Whether it was strategy or not, FDP chairman Christian Lindner pointedly agreed with Green co-leader Cem Özdemir that wages for traditional female occupations like nurses and educators needed to be raised. Lindner also used the informal second-person form of address in addressing a direct question to the Green leader.
The two exchanged some testy words over Russia's occupation of Crimea, but for his part, Özdemir seemed more concerned with criticizing the CSU and the right- and left-wing extremes.
"I can't hear the anti-EU excuses any more, either from the Left or the AfD, that every time national policy fails it's Brussels' fault," Özdemir said in his most heated moment.
Left versus right
For the Linke and the AfD, both of which are also hovering around the ten percent mark in opinion polls, the goal is to eat up as much of the vote as possible, making it difficult for the more centrist parties to form a coalition.
Should it come to another edition of the grand coalition, the party among the Left, the Greens, the FDP and the AfD that garnered the most votes would lead the parliamentary opposition.
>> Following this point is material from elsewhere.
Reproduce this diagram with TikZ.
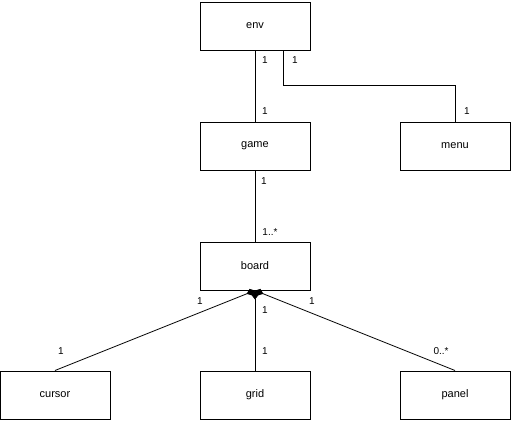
\documentclass[tikz,border=0pt]{standalone}
\usepackage{fontspec}
\setmainfont{Liberation Sans}
\usetikzlibrary{arrows.meta}
\definecolor{cline}{HTML}{000000}

\begin{document}
\begin{tikzpicture}[x=1pt,y=-1pt,
    cls/.style={draw,line width=1pt,minimum width=110pt,minimum height=48pt,
      inner sep=0pt,font=\fontsize{11}{13}\selectfont},
    mult/.style={inner sep=0pt,font=\fontsize{10}{12}\selectfont},
    comp/.style={line width=0.8pt,{Diamond[length=9pt,width=7pt]}-}]
  \useasboundingbox (0,0) rectangle (511,421);
  % classes
  \node[cls] (env) at (255,26) {env};
  \node[cls] (game) at (255,146) {game};
  \node[cls] (menu) at (455,146) {menu};
  \node[cls] (board) at (255,266) {board};
  \node[cls] (cursor) at (55,395) {cursor};
  \node[cls] (grid) at (255,395) {grid};
  \node[cls] (panel) at (455,395) {panel};
  % associations
  \draw[line width=0.8pt] (env) -- (game);
  \draw[line width=0.8pt] ([xshift=28pt]env.south) -- ++(0,35) -| (menu.north);
  \draw[line width=0.8pt] (game) -- (board);
  % composition
  \draw[comp] (board.south) -- (cursor.north);
  \draw[comp] (board.south) -- (grid.north);
  \draw[comp] (board.south) -- (panel.north);
  % multiplicities
  \node[mult] (m1) at (265,60) {1};
  \node[mult] (m2) at (295,60) {1};
  \node[mult] (m3) at (265,111) {1};
  \node[mult] (m4) at (467,111) {1};
  \node[mult] (m5) at (264,181) {1};
  \node[mult] (m6) at (270,232) {1..*};
  \node[mult] (m7) at (200,301) {1};
  \node[mult] (m8) at (265,310) {1};
  \node[mult] (m9) at (312,301) {1};
  \node[mult] (m10) at (61,351) {1};
  \node[mult] (m11) at (265,351) {1};
  \node[mult] (m12) at (441,351) {0..*};
\end{tikzpicture}
\end{document}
That would be a feather in the cap particularly for the AfD, which has only existed since 2013.
The AfD's Alice Weidel was at pains to claim her party was the only one that criticized the European Union's policy of zero percent prime rate interest. That didn't sit well with the Left.
"I don't know if the AfD took over the criticism of the EU from us, but we were advancing it before there even was such a thing as the AfD,” Wagenknecht said.
Weidel responded by asking Wagenknecht whether her party truly believed in a world without national borders. Wagenknecht then raised the stakes by asking Weidel whether she felt comfortable in a party full of "half-Nazis.”
Hot-button issue migrants
Amidst criticism that the Merkel-Schulz debate focused too much on migrants, the moderators initially concentrated on social welfare issues. But there was no avoiding the topic of migrants and asylum seekers.
Here differences between the FDP and the Greens emerged, with Lindner saying that rejected asylum seekers needed to be deported more quickly and criticizing the Greens for opposing deportations to Northern Africa.
Not surprisingly Weidel took the hardest line, proposing that German asylum law needed to be rewritten to achieve "negative immigration.”
Özdemir argued that the "wrong people” were being deported, while dangerous individuals like the Berlin Christmas market attacker Anis Amri escaped effective supervision.
Whether any minds were changed as the five representatives challenged and interrupted one another over the course of 75 minutes is an open question. But the "battle of five" did show that there is some possibility for shifting alliances in German politics, but that will depend on on the German electorate, when it chooses the country's next parliament on September 24.